Campbell was the Berks Player of the Year and the first four-time All-Berks pick.

“We were really devastated about Abby,” Forry said. “There were more sets to Drew and me. A lot of the time balls would be forced to Abby for a quick point at the end of a rally.

“We’d work the ball around. It wasn’t really a problem. We never stopped being Exeter.”

The Eagles have won six of the last eight Berks titles and 54 consecutive league matches, including four straight unbeaten seasons. They’re 78-8 overall in the last four seasons and have won 146 of their last 148 league matches.

Forry can recite all those numbers. She’s as proud of the Exeter tradition as anyone. But Wilson, with a deep and talented roster, has a chance to dethrone the Eagles.

“I’m pretty motivated by that,” she said. “A lot of people think since Drew and Abby are gone, that there’s no one else on the team, that we’re not the team to beat anymore.

“But that’s not necessarily true because there were a lot of players behind Abby and Drew who are good as well.”

Forry wants to play volleyball in college and knows that she’ll probably play libero there.
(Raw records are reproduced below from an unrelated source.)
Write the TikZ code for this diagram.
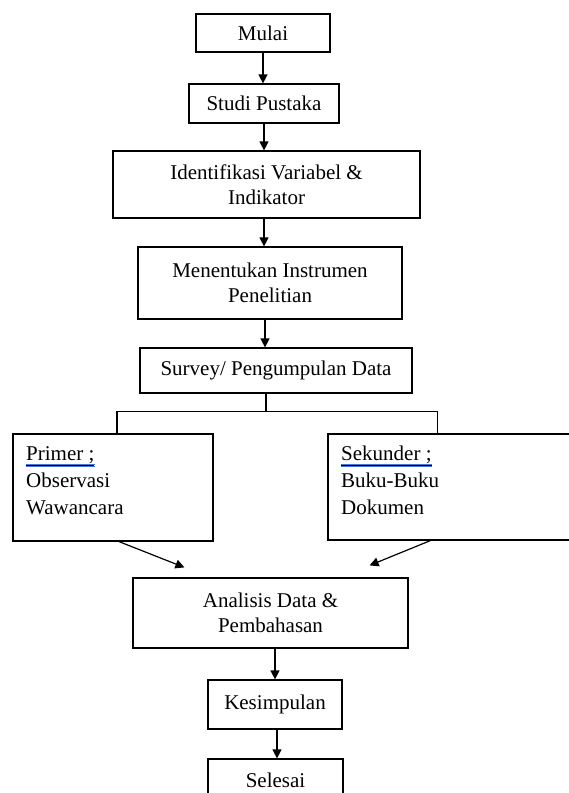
\documentclass[tikz,border=0pt]{standalone}
\usepackage{fontspec}
\setmainfont{Liberation Serif}
\usetikzlibrary{arrows.meta,calc}
\definecolor{spellblue}{RGB}{70,120,220}
\begin{document}
\begin{tikzpicture}[x=1pt,y=-1pt,
  box/.style={draw,line width=1.2pt,inner sep=0pt,align=center,font=\fontsize{21}{25}\selectfont},
  ltext/.style={anchor=north west,align=left,inner sep=0pt,font=\fontsize{21}{27}\selectfont},
  arr/.style={line width=1.2pt,-{Triangle[length=9pt,width=9pt]}},
  ln/.style={line width=1.2pt},
  spell/.style={draw=spellblue,line width=0.6pt}]
\useasboundingbox (0,0) rectangle (569,793);
\clip (0,0) rectangle (569,793);
\fill[white] (0,0) rectangle (569,793);
\node[box,minimum width=134pt,minimum height=38pt] (mu) at (263,33) {Mulai};
\node[box,minimum width=150pt,minimum height=39pt] (st) at (264,103.5) {Studi Pustaka};
\node[box,minimum width=307pt,minimum height=67pt] (id) at (266.5,184.5) {Identifikasi Variabel \&\\Indikator};
\node[box,minimum width=264pt,minimum height=72pt] (me) at (270,283) {Menentukan Instrumen\\Penelitian};
\node[box,minimum width=272pt,minimum height=45pt] (sv) at (276,370.5) {Survey/ Pengumpulan Data};
\node[box,minimum width=200pt,minimum height=107pt] (pr) at (113,487.5) {};
\node[ltext] (prt) at (26,446) {\underline{Primer ;}\\Observasi\\Wawancara};
\node[box,minimum width=262pt,minimum height=106pt] (se) at (459,487) {};
\node[ltext] (set) at (341,446) {\underline{Sekunder ;}\\Buku-Buku\\Dokumen};
\node[box,minimum width=275pt,minimum height=70pt] (an) at (270.5,613) {Analisis Data \&\\Pembahasan};
\node[box,minimum width=134pt,minimum height=49pt] (ke) at (275,704.5) {Kesimpulan};
\node[box,minimum width=135pt,minimum height=42pt] (se2) at (275.5,780) {Selesai};
% spell-check marks
\draw[spell] (26,464) -- (95,464) (26,466) -- (95,466);
\draw[spell] (341,464) -- (432,464) (341,466) -- (432,466);
% connectors
\draw[arr] (mu.south) -- (mu.south |- st.north);
\draw[arr] (st.south) -- (st.south |- id.north);
\draw[arr] ([xshift=-2.5pt]id.south) -- ([xshift=-2.5pt]id.south |- me.north);
\draw[arr] ([xshift=-5pt]me.south) -- ([xshift=-5pt]me.south |- sv.north);
\coordinate (br) at ([xshift=-10pt,yshift=-18pt]sv.south);
\draw[ln] ([xshift=-10pt]sv.south) -- (br);
\draw[ln] ([xshift=4pt]pr.north) |- (br) -| ([xshift=110pt]se.north west);
\draw[arr] ([xshift=6pt]pr.south) -- ([xshift=52pt,yshift=10pt]an.north west);
\draw[arr] ([xshift=103pt]se.south west) -- ([xshift=-39pt,yshift=12pt]an.north east);
\draw[arr] ([xshift=4.5pt]an.south) -- ([xshift=4.5pt]an.south |- ke.north);
\draw[arr] ([xshift=2pt]ke.south) -- ([xshift=2pt]ke.south |- se2.north);
\end{tikzpicture}
\end{document}
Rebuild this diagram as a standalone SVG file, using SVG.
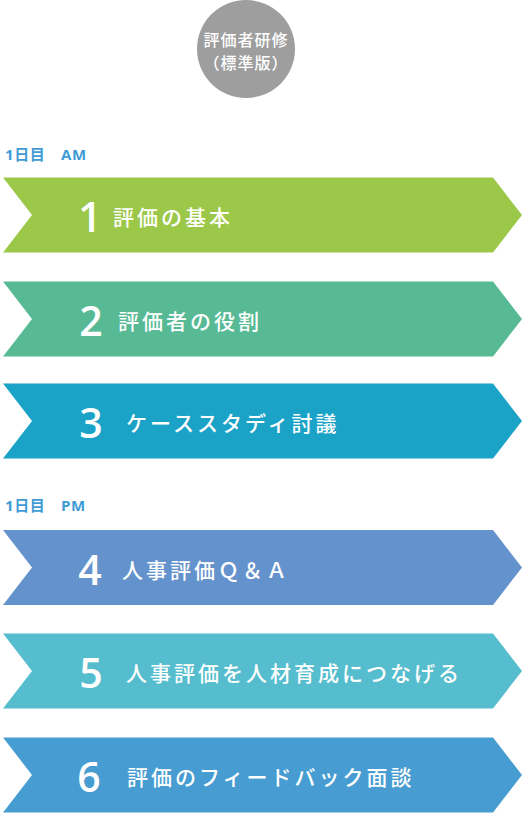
<svg xmlns="http://www.w3.org/2000/svg" width="522" height="813" viewBox="0 0 522 813">
<style>
.lbl{font-family:"Open Sans","Noto Sans CJK JP",sans-serif;font-weight:700;font-size:15px;fill:#3E9BD4;letter-spacing:0.6px}
.num{font-family:"Open Sans","Liberation Sans",sans-serif;font-weight:600;font-size:41px;fill:#fff;text-anchor:middle}
.txt{font-family:"Noto Sans CJK JP",sans-serif;font-weight:500;font-size:21px;fill:#fff;letter-spacing:3px}
.ct{font-family:"Noto Sans CJK JP",sans-serif;font-weight:500;font-size:16px;fill:#fff;text-anchor:middle;letter-spacing:1px}
</style>
<g id="title">
<circle cx="246" cy="49" r="49" fill="#9E9E9E"/>
<text class="ct" x="246" y="46">評価者研修</text>
<text class="ct" x="246" y="69">（標準版）</text>
</g>
<text class="lbl" x="5" y="160">1日目　AM</text>
<text class="lbl" x="5" y="511">1日目　PM</text>
<g id="step1">
<path d="M3,177.5 L493,177.5 L522,215 L493,252.5 L3,252.5 L32,215 Z" fill="#9CC84A"/>
<text class="num" x="90" y="232">1</text>
<text class="txt" x="113" y="225">評価の基本</text>
</g>
<g id="step2">
<path d="M3,281.5 L493,281.5 L522,319 L493,356.5 L3,356.5 L32,319 Z" fill="#57BA95"/>
<text class="num" x="91" y="336">2</text>
<text class="txt" x="118" y="329">評価者の役割</text>
</g>
<g id="step3">
<path d="M3,383.5 L493,383.5 L522,421 L493,458.5 L3,458.5 L32,421 Z" fill="#1AA2C7"/>
<text class="num" x="91" y="438">3</text>
<text class="txt" x="126" y="431">ケーススタディ討議</text>
</g>
<g id="step4">
<path d="M3,530 L493,530 L522,567.5 L493,605 L3,605 L32,567.5 Z" fill="#6492CC"/>
<text class="num" x="90" y="584.5">4</text>
<text class="txt" x="122" y="577.5">人事評価Ｑ＆Ａ</text>
</g>
<g id="step5">
<path d="M3,633.5 L493,633.5 L522,671 L493,708.5 L3,708.5 L32,671 Z" fill="#55BDCD"/>
<text class="num" x="91" y="688">5</text>
<text class="txt" x="126" y="681">人事評価を人材育成につなげる</text>
</g>
<g id="step6">
<path d="M3,737.5 L493,737.5 L522,775 L493,812.5 L3,812.5 L32,775 Z" fill="#479CD1"/>
<text class="num" x="89" y="792">6</text>
<text class="txt" x="127" y="785">評価のフィードバック面談</text>
</g>
<g id="connectors"/>
</svg>
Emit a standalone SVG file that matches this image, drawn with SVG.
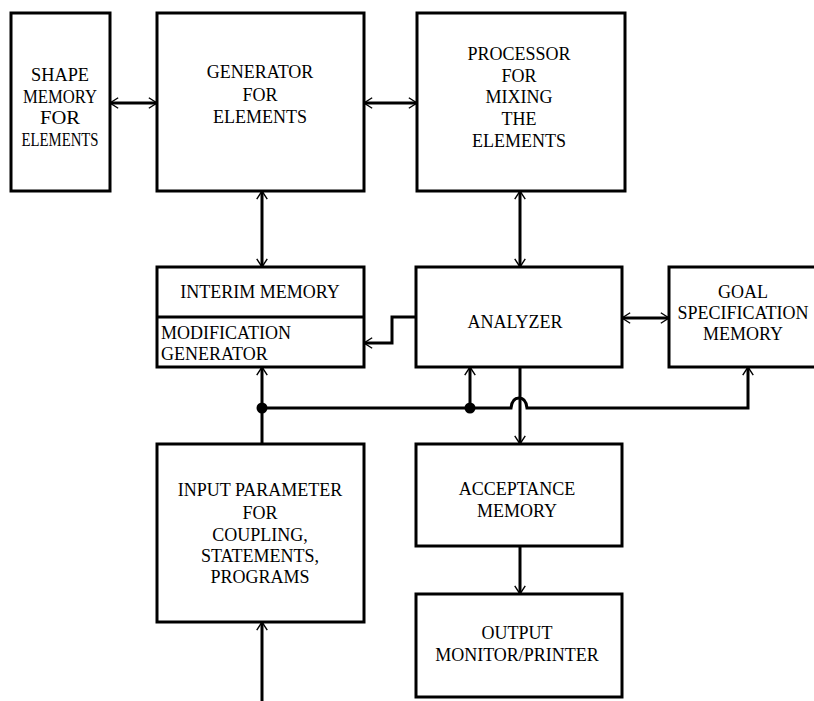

“If we played her there, Maddie would be among the best liberos in the state, without a doubt,” Grove said. “She probably has the best ball control of any player I’ve coached. She’s a great passer.

“She’s the rare volleyball player in this day and age who’s that small and still a very effective front-row player.”

Forry can do almost anything on a volleyball court, for good reason.

“The fact that my parents played and I was around volleyball all the time made me want to play,” she said. “I loved it when I started playing. I liked the idea that you move a lot and there’s a lot going on. You’re just not standing around.

“It can be complicated sometimes, which I like. It’s a lot of patience and being smart.”